Additional recordings released last month have prompted a new set of allegations that Mr. Kuchma was aware of specific instances of large- scale corruption in the country's notoriously corrupt energy sector.
Today, as the demonstration blocked a mile-long section of the center of the capital, Mr. Kuchma flew 200 miles southeast to Dnipropetrovsk to meet with the Russian president, Vladimir V. Putin, who was said by aides in Moscow to be gambling that a strong show of support for the embattled Mr. Kuchma will solidify economic and political ties.
Since declaring its independence a decade ago, Ukraine has moved closer to Europe and associated itself with NATO's "partnership for peace" program, while resisting Russian entreaties to form a union like the one that Moscow has forged with neighboring Belarus.
Demonstrators in Dnipropetrovsk tried to organize a rally in sight of Mr. Putin's motorcade route, but security forces dispersed them and arrested a number of others, witnesses said.
Mr. Kuchma was a Soviet-era manager of Ukraine's largest rocket factory in Dnipropetrovsk and the two leaders were expected to sign agreements strengthening industrial cooperation in missile construction for commercial space launches and the destruction of long-range missiles left over from the Soviet arsenal here.
Ahead of his visit, Mr. Putin struck a cautious tone about the demonstrations. Meeting with Ukrainian journalists in Austria, where he was ending a state visit, the Russian leader said, "What is happening there is Ukraine's internal political affair, and it would be improper for us to make any comments on the issue."
"On the whole," he continued, "there is nothing special in that an internal political struggle is under way. I think that is a sign of a normal democratic society," but he added that "it is only important that all these processes go on in accordance with the law."
Over the weekend, Mr. Kuchma gave no reason for removing Mr. Derkach and Mr. Strogov. But it was under their command that Mr. Melnichenko secretly made the digital recordings by placing a microphone under the president's couch. These recordings are now the center of the spreading scandal.
The crowd left a banner today over the wreath in front of Mr. Derkach's former offices with the words "Kaput No. 1," reflecting their hope that Mr. Kuchma and other top aides will also soon be gone.
Among the demonstrators, 21- year-old Aleksandr Danidenko said that he had joined the protest "because I am concerned about what happened to Gongadze.
"To support a government that would do such a thing to one of its own citizens is simply impossible," he said.

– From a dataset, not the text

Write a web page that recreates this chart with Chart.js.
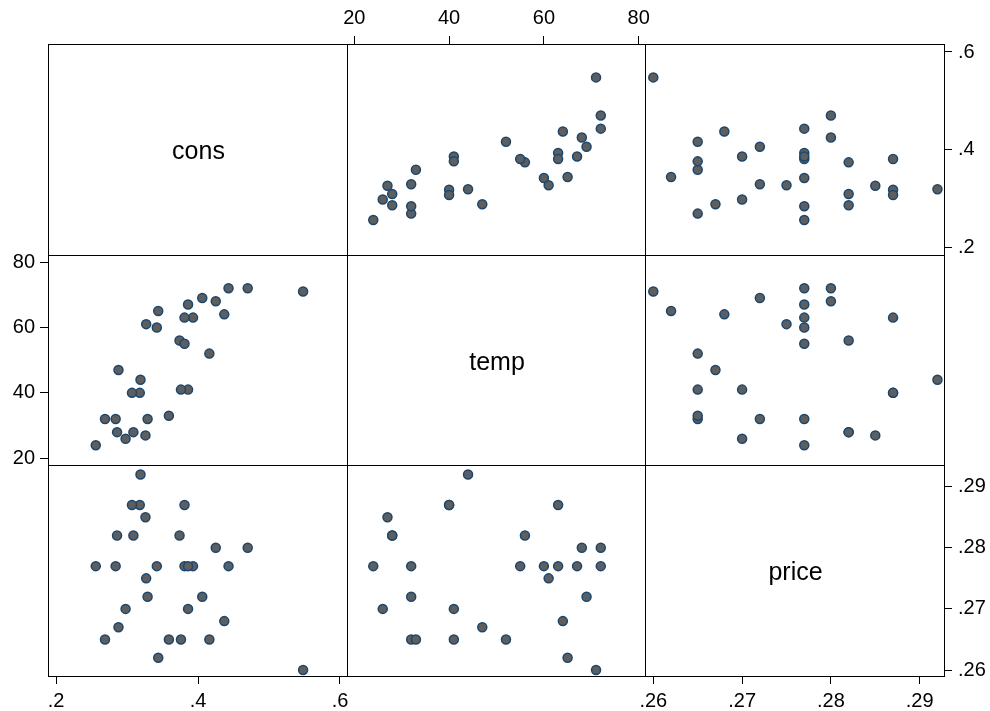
<!DOCTYPE html>
<html>
<head>
<meta charset="utf-8">
<script src="https://cdn.jsdelivr.net/npm/chart.js@4.4.0/dist/chart.umd.min.js"></script>
<style>
  html, body { margin: 0; padding: 0; background: #fff; overflow: hidden; width: 990px; height: 711px; }
  #wrap { position: relative; width: 990px; height: 711px; }
  #wrap canvas { position: absolute; }
</style>
</head>
<body>
<div id="wrap"></div>
<script>
// variables of the scatter matrix, in display order
const varNames = ['cons', 'temp', 'price'];

const cons = [0.386, 0.374, 0.393, 0.425, 0.406, 0.344, 0.327, 0.288, 0.269, 0.256,
              0.286, 0.298, 0.329, 0.318, 0.381, 0.381, 0.470, 0.443, 0.386, 0.342,
              0.319, 0.307, 0.284, 0.326, 0.309, 0.359, 0.376, 0.416, 0.437, 0.548];
const temp = [41, 56, 63, 68, 69, 65, 61, 47, 32, 24,
              28, 26, 32, 40, 55, 63, 72, 72, 67, 60,
              44, 40, 32, 27, 28, 33, 41, 52, 64, 71];
const price = [0.270, 0.282, 0.277, 0.280, 0.272, 0.262, 0.275, 0.267, 0.265, 0.277,
               0.282, 0.270, 0.272, 0.287, 0.277, 0.287, 0.280, 0.277, 0.277, 0.277,
               0.292, 0.287, 0.277, 0.285, 0.282, 0.265, 0.265, 0.265, 0.268, 0.260];

const consTicks = [0.2, 0.4, 0.6];
const consTickLabels = ['.2', '.4', '.6'];
const tempTicks = [20, 40, 60, 80];
const tempTickLabels = ['20', '40', '60', '80'];
const priceTicks = [0.26, 0.27, 0.28, 0.29];
const priceTickLabels = ['.26', '.27', '.28', '.29'];

const series = { cons: cons, temp: temp, price: price };
const tickSets = {
  cons: [consTicks, consTickLabels],
  temp: [tempTicks, tempTickLabels],
  price: [priceTicks, priceTickLabels]
};

// frame lines of the 3x3 grid and the value range each column / row spans
const colX = [48, 347, 645, 944];
const rowY = [44, 255, 465, 676];
const colRange = [[0.18873, 0.60986], [18.46, 81.33], [0.259065, 0.292736]];
const rowRange = [[0.18423, 0.61638], [17.952, 82.14], [0.259018, 0.293552]];

// outer axes alternate sides like Stata's graph matrix
const axisFor = {
  '0,1': { x: 'top' },
  '0,2': { y: 'right' },
  '1,0': { y: 'left' },
  '2,0': { x: 'bottom' },
  '2,2': { x: 'bottom', y: 'right' }
};

const M = 50;   // room round each panel for its axis
const family = "'Liberation Sans', Arial, Helvetica, sans-serif";
const tickPad = { top: 6, bottom: 5, left: 5, right: 6 };

// draws the panel box and, on the diagonal, the variable name
const framePlugin = {
  id: 'frame',
  beforeDatasetsDraw(chart, args, opts) {
    const a = chart.chartArea;
    const ctx = chart.ctx;
    ctx.save();
    ctx.strokeStyle = '#000';
    ctx.lineWidth = 1;
    ctx.strokeRect(a.left + 0.5, a.top + 0.5, a.right - a.left, a.bottom - a.top);
    if (opts.label) {
      ctx.fillStyle = '#000';
      ctx.font = '25px ' + family;
      ctx.textAlign = 'center';
      ctx.textBaseline = 'middle';
      ctx.fillText(opts.label, (a.left + a.right) / 2 + 1, (a.top + a.bottom) / 2 + 3);
    }
    ctx.restore();
  }
};

function scaleOpts(kind, range, pos, name) {
  const o = { type: 'linear', min: range[0], max: range[1], bounds: 'data', display: !!pos };
  if (!pos) return o;
  const vals = tickSets[name][0];
  const labels = tickSets[name][1];
  return Object.assign(o, {
    position: pos,
    border: { display: false },
    grid: { drawOnChartArea: false, drawTicks: true, tickLength: 8, color: '#000', tickColor: '#000', tickWidth: 1 },
    ticks: {
      color: '#000',
      font: { family: family, size: 20 },
      padding: tickPad[pos],
      maxRotation: 0,
      minRotation: 0,
      autoSkip: false,
      callback: (v, i) => labels[i]
    },
    afterBuildTicks: s => { s.ticks = vals.map(v => ({ value: v })); },
    afterFit: s => { if (kind === 'x') s.height = M; else s.width = M; }
  });
}

const wrap = document.getElementById('wrap');

for (let r = 0; r < 3; r++) {
  for (let c = 0; c < 3; c++) {
    const left = colX[c], top = rowY[r];
    const w = colX[c + 1] - left, h = rowY[r + 1] - top;
    const axes = axisFor[r + ',' + c] || {};

    const canvas = document.createElement('canvas');
    canvas.width = w + 2 * M;
    canvas.height = h + 2 * M;
    canvas.style.left = (left - M) + 'px';
    canvas.style.top = (top - M) + 'px';
    wrap.appendChild(canvas);

    const xName = varNames[c], yName = varNames[r];
    const datasets = [];
    if (r !== c) {
      datasets.push({
        data: series[xName].map((x, i) => ({ x: x, y: series[yName][i] })),
        pointRadius: 4.5,
        pointBackgroundColor: '#5e5e5e',
        pointBorderColor: '#1a476f',
        pointBorderWidth: 1.5,
        showLine: false
      });
    }

    new Chart(canvas, {
      type: 'scatter',
      data: { datasets: datasets },
      options: {
        responsive: false,
        animation: false,
        events: [],
        layout: {
          padding: {
            left: axes.y === 'left' ? 0 : M,
            right: axes.y === 'right' ? 0 : M,
            top: axes.x === 'top' ? 0 : M,
            bottom: axes.x === 'bottom' ? 0 : M
          }
        },
        scales: {
          x: scaleOpts('x', colRange[c], axes.x, xName),
          y: scaleOpts('y', rowRange[r], axes.y, yName)
        },
        plugins: {
          legend: { display: false },
          tooltip: { enabled: false },
          frame: { label: r === c ? varNames[r] : '' }
        }
      },
      plugins: [framePlugin]
    });
  }
}
</script>
</body>
</html>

Mr. Kuchma initially asserted that the recordings were fakes. But last month, Prosecutor General Mikhailo Potebenko acknowledged publicly that the voice on the recordings was indeed that of Mr. Kuchma, though he asserted that they were edited.
Two prominent political figures, whose voices were captured on the recordings during private talks with Mr. Kuchma, have come forward to say that the tapes are authentic.
Mr. Kuchma defended himself further last week, telling The Financial Times in an interview: "I can swear on the Bible or on the Constitution that I never made such an order to destroy a human being. This is simply absurd. Maybe the name Gongadze came up in conversations, I don't remember. But I give you my honest word, I did not even know this journalist."